Tuesday, December 6, 2011

Tis the Season for Year End Self-Evaluation and Business Records

Wow!  It's freaking December already!

This week, I must:
Complete most of my Broad Universe Actionable Items.
Submit a Pub review
Meet with weight consultant
Meet with Promotions & Advertising Coordinator for Broad Universe
Exercise at YMCA on Wednesday and Friday
Exchange Calico's Blanket
Review the Spencer Hill Press Slush Pile

Before Christmas, I must:
Finish tutoring evaluations
Bake cookies
Finish Calico's present (wood burnt name plaque)

By year end, I must:

Write yearly letter for Broad Universe & finish rest of Actionable Items.
Review & evaluate my 2011 plans
Create a Novel Friend business plan for 2012
Sit down with Scott to discuss a household business plan for 2012

Basically, aside from a few hours I might be able to use at Annie's Book Stop and at the coffee shop before my riding lessons, creative writing endeavors are on the back burner.

Sometimes you have to run triage as a freelancer and really focus on what needs to be done the most and leave other important things, or the pretty, shiny things you want to work on, by the wayside with promises of coming back and picking them up later.

An important part of freelancing is continually reevaluating, prioritizing, and reorganizing projects.  I do a big, formal thing of it every year-end/year-beginning, but I'm re-doing it every month, every week.  What needs my attention now because it's due?  What needs my attention now because the story won't leave me alone?  What needs my attention now based on where I physically am?  (For example, if I'm at an artsy coffee shop, I should make the most of the free-flow of creative juices; if I'm somewhere without WiFi, write stuff that doesn't require research.)

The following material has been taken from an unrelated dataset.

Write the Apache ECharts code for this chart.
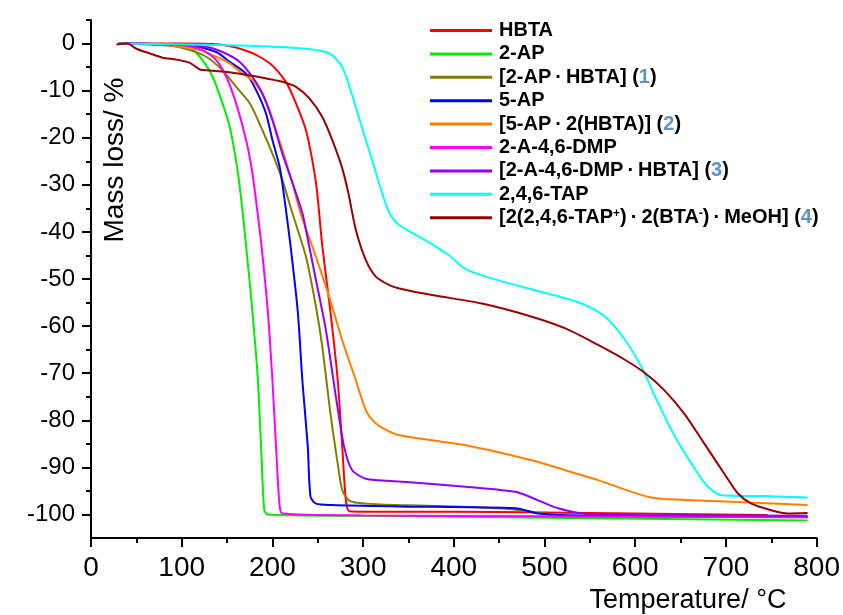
<!DOCTYPE html>
<html>
<head>
<meta charset="utf-8">
<script src="https://cdn.jsdelivr.net/npm/echarts@6/dist/echarts.min.js"></script>
<style>
  html, body { margin: 0; padding: 0; background: #fff; }
  #chart { width: 843px; height: 615px; }
</style>
</head>
<body>
<div id="chart"></div>
<script>
// Thermogravimetric curves: [temperature °C, mass loss %]
const hbta = [[30,0],[100,0],[145,-0.3],[175,-1.8],[197,-4.2],[215,-8.2],[226,-12.7],[237,-18.4],[244,-24.8],[249,-31],[255,-43],[264,-57],[272,-71.5],[277,-85.6],[281,-97],[285,-99.3],[300,-99.4],[400,-99.4],[500,-99.6],[600,-99.8],[746,-100.1]];
const ap2 = [[30,0],[80,-0.1],[100,-0.4],[109,-0.8],[123,-3.5],[134,-7],[145,-12.7],[153,-17.7],[160,-25],[165,-32],[171,-43],[178,-57],[184,-71.5],[187.5,-85.6],[191,-99],[195,-100],[300,-100.3],[500,-100.7],[790,-101.3]];
const salt1 = [[30,0],[90,-0.5],[109,-1.4],[127,-2.8],[145,-5.7],[160,-9.2],[175,-12.7],[189,-18.4],[200,-23.4],[211,-29],[222,-36],[237,-45.3],[248,-55.9],[255,-64.4],[264,-78.6],[272,-89.2],[277,-94.8],[285,-97.1],[303,-97.7],[340,-98],[400,-98.3],[449,-98.7],[486,-99.4],[523,-100.4],[600,-100.5],[790,-100.6]];
const ap5 = [[30,0],[110,-0.4],[138,-1.8],[153,-3.9],[171,-6.4],[182,-9.9],[193,-14.9],[200,-20.5],[208,-26.2],[214,-34],[220,-43],[228,-57],[233,-71.5],[239,-85.6],[242,-96.2],[248,-97.7],[266,-98],[340,-98.3],[468,-98.7],[493,-99.8],[541,-100.2],[790,-100.5]];
const salt2 = [[30,0],[80,-0.3],[120,-1.4],[138,-2.8],[153,-4.2],[167,-6.4],[178,-7.8],[189,-10.8],[197,-14.2],[205,-19],[215,-25],[224,-31],[231,-36],[248,-45.3],[262.6,-53.8],[277,-63],[292,-71.5],[303,-77.9],[312,-80.3],[321,-81.6],[340,-83.2],[413,-85.3],[486,-88.5],[523,-90.6],[559,-92.7],[596,-95.2],[618,-96.4],[632,-96.7],[706,-97.3],[790,-98]];
const dmp = [[30,0],[100,-0.3],[123,-1.4],[138,-3.5],[149,-7],[160,-12.7],[171,-20.5],[178,-27.6],[183,-35],[188,-43],[195,-57],[200,-71.5],[204,-85.6],[207.7,-97.6],[211,-99.8],[300,-100.2],[500,-100.4],[790,-100.6]];
const salt3 = [[30,0],[100,-0.3],[127,-0.7],[145,-1.8],[164,-3.9],[178,-7.1],[189,-10.6],[200,-16.3],[211,-23.4],[222,-29.5],[233,-36],[237,-39.6],[248,-50.2],[259,-60.9],[270,-75],[279,-85.6],[288,-90.6],[303,-92.4],[340,-93],[413,-94.1],[468,-95.2],[493,-97],[515,-98.7],[545,-99.9],[600,-100.1],[790,-100.3]];
const tap = [[30,0],[164,-0.4],[237,-1.1],[263,-2.1],[277,-5],[288,-11],[299,-18],[310,-24.8],[321,-31.8],[329,-36],[340,-38.6],[369,-41.8],[395,-45],[410,-47.5],[420,-48.5],[449,-50.3],[504,-53.1],[541,-55.2],[567,-58],[589,-63],[607,-68.7],[622,-75],[640,-82.1],[662,-89.2],[680,-94.1],[695,-95.9],[742,-96.1],[790,-96.4]];
const salt4 = [[28,-0.2],[40,0],[50,-1.1],[65,-2.1],[79,-3],[94,-3.4],[109,-4.1],[120,-5.5],[131,-5.7],[164,-6.4],[193,-7.4],[211,-8.1],[226,-9.2],[241,-11.7],[255,-15.6],[266,-20.5],[277,-26.5],[284,-32],[292,-39.6],[303,-46],[314,-49.5],[329,-51.3],[340,-52],[376,-53.4],[431,-55.2],[486,-58],[523,-60.5],[559,-64],[589,-67.2],[611,-70],[632,-73.6],[654,-78.6],[676,-84.9],[698,-91.3],[713,-95.5],[728,-97.7],[750,-99.1],[768,-99.8],[790,-99.7]];

const seriesNames = ['HBTA', '2-AP', '[2-AP·HBTA] (1)', '5-AP', '[5-AP·2(HBTA)] (2)', '2-A-4,6-DMP', '[2-A-4,6-DMP·HBTA] (3)', '2,4,6-TAP', '[2(2,4,6-TAP+)·2(BTA-)·MeOH] (4)'];
const legendLabels = [
  'HBTA',
  '2-AP',
  '[2-AP\u2009·\u2009HBTA] ({n|1})',
  '5-AP',
  '[5-AP\u2009·\u20092(HBTA)] ({n|2})',
  '2-A-4,6-DMP',
  '[2-A-4,6-DMP\u2009·\u2009HBTA] ({n|3})',
  '2,4,6-TAP',
  '[2(2,4,6-TAP{sup|+})\u2009·\u20092(BTA{sup|-})\u2009·\u2009MeOH] ({n|4})'
];
const seriesData = [hbta, ap2, salt1, ap5, salt2, dmp, salt3, tap, salt4];
const seriesColors = ['#ff0000', '#00ee00', '#808000', '#0000ff', '#ff8000', '#ff00ff', '#8f00ff', '#00ffff', '#990000'];

const yMajor = [0, -10, -20, -30, -40, -50, -60, -70, -80, -90, -100];
const yMinor = [5, -5, -15, -25, -35, -45, -55, -65, -75, -85, -95];

const FONT = '"Liberation Sans", Arial, sans-serif';
const chart = echarts.init(document.getElementById('chart'), null, { renderer: 'canvas' });

const labelMap = {};
seriesNames.forEach((n, i) => { labelMap[n] = legendLabels[i]; });

chart.setOption({
  backgroundColor: '#ffffff',
  animation: false,
  grid: { left: 91, right: 24, top: 20, bottom: 77, containLabel: false },
  legend: {
    orient: 'vertical',
    left: 430,
    top: 20,
    padding: 0,
    itemGap: 2.4,
    itemWidth: 62,
    itemHeight: 3,
    icon: 'rect',
    data: seriesNames,
    formatter: (name) => labelMap[name],
    textStyle: {
      fontFamily: FONT,
      fontSize: 20,
      fontWeight: 'bold',
      color: '#000',
      lineHeight: 21,
      padding: [0, 0, 0, 2],
      rich: {
        n: { fontFamily: FONT, fontSize: 20, fontWeight: 'bold', color: '#5e93c5', lineHeight: 21 },
        sup: { fontFamily: FONT, fontSize: 12, fontWeight: 'bold', color: '#000', verticalAlign: 'top', lineHeight: 21 }
      }
    }
  },
  xAxis: {
    type: 'value',
    min: 0,
    max: 800,
    interval: 100,
    axisLine: { show: true, onZero: false, lineStyle: { color: '#000', width: 2 } },
    axisTick: { show: true, length: 9, lineStyle: { color: '#000', width: 2 } },
    minorTick: { show: true, splitNumber: 2, length: 5, lineStyle: { color: '#000', width: 2 } },
    splitLine: { show: false },
    axisLabel: { fontFamily: FONT, fontSize: 28, color: '#000', margin: 16 }
  },
  yAxis: [
    {
      type: 'value',
      min: -105,
      max: 5,
      position: 'left',
      axisLine: { show: true, onZero: false, lineStyle: { color: '#000', width: 2 } },
      axisTick: { show: true, length: 9, customValues: yMajor, lineStyle: { color: '#000', width: 2 } },
      axisLabel: { fontFamily: FONT, fontSize: 24, color: '#000', margin: 16, customValues: yMajor },
      splitLine: { show: false }
    },
    {
      type: 'value',
      min: -105,
      max: 5,
      position: 'left',
      axisLine: { show: false, onZero: false },
      axisTick: { show: true, length: 5, customValues: yMinor, lineStyle: { color: '#000', width: 2 } },
      axisLabel: { show: false },
      splitLine: { show: false }
    }
  ],
  graphic: [
    {
      type: 'text',
      x: 115,
      y: 160,
      rotation: Math.PI / 2,
      style: {
        text: 'Mass loss/ %',
        fontFamily: FONT,
        fontSize: 28,
        fill: '#000',
        align: 'center',
        verticalAlign: 'middle'
      }
    },
    {
      type: 'text',
      x: 688,
      y: 601,
      style: {
        text: 'Temperature/ °C',
        fontFamily: FONT,
        fontSize: 27,
        fill: '#000',
        align: 'center',
        verticalAlign: 'middle'
      }
    }
  ],
  series: seriesNames.map((name, i) => ({
    name: name,
    type: 'line',
    yAxisIndex: 0,
    data: seriesData[i],
    smooth: 0.25,
    showSymbol: false,
    symbol: 'none',
    clip: true,
    color: seriesColors[i],
    lineStyle: { color: seriesColors[i], width: 2 }
  }))
});
</script>
</body>
</html>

Being a fiction and poetry writer also influences these things.  First of all, we are always, always, always getting new ideas.  And sometimes these new idea are things that need to addressed immediately because they will make current work easier, are a limited time opportunity, or are so shiny that ignoring them will drive you mad.  Actually, if we don't get creative releases on a regular basis, most writers, poets, artists, etc. get pretty damned cranky and certainly less productive.  Sometimes ignoring the creative muse has a negative impact on the business end of work, so a balance has to be struck.  "Look, I'll write a synopsis or a scene right now, but then you gotta leave me alone so I can get this stuff done that helps me stay housed, alive, and in good enough shape to continue your fabulous story, ok?"

Figments of imagination can be just as demanding and aggravating as bill collectors—really!

Scheduled for next week, though, I'm having a sit down with my friend Vikki, with whom I'm sharing a few projects, and I'll make a fiction/poetry list of priorities and potential deadlines.  I also need to touch base with Christy on our novel, and I need to catch up with other people I'm working with on other projects.

It's no surprise though, and I'm hardly alone in the insanity that is December.  Who else is rearranging their life and priorities with the end of the year and holiday season?  What are your favorite ways to get it all done?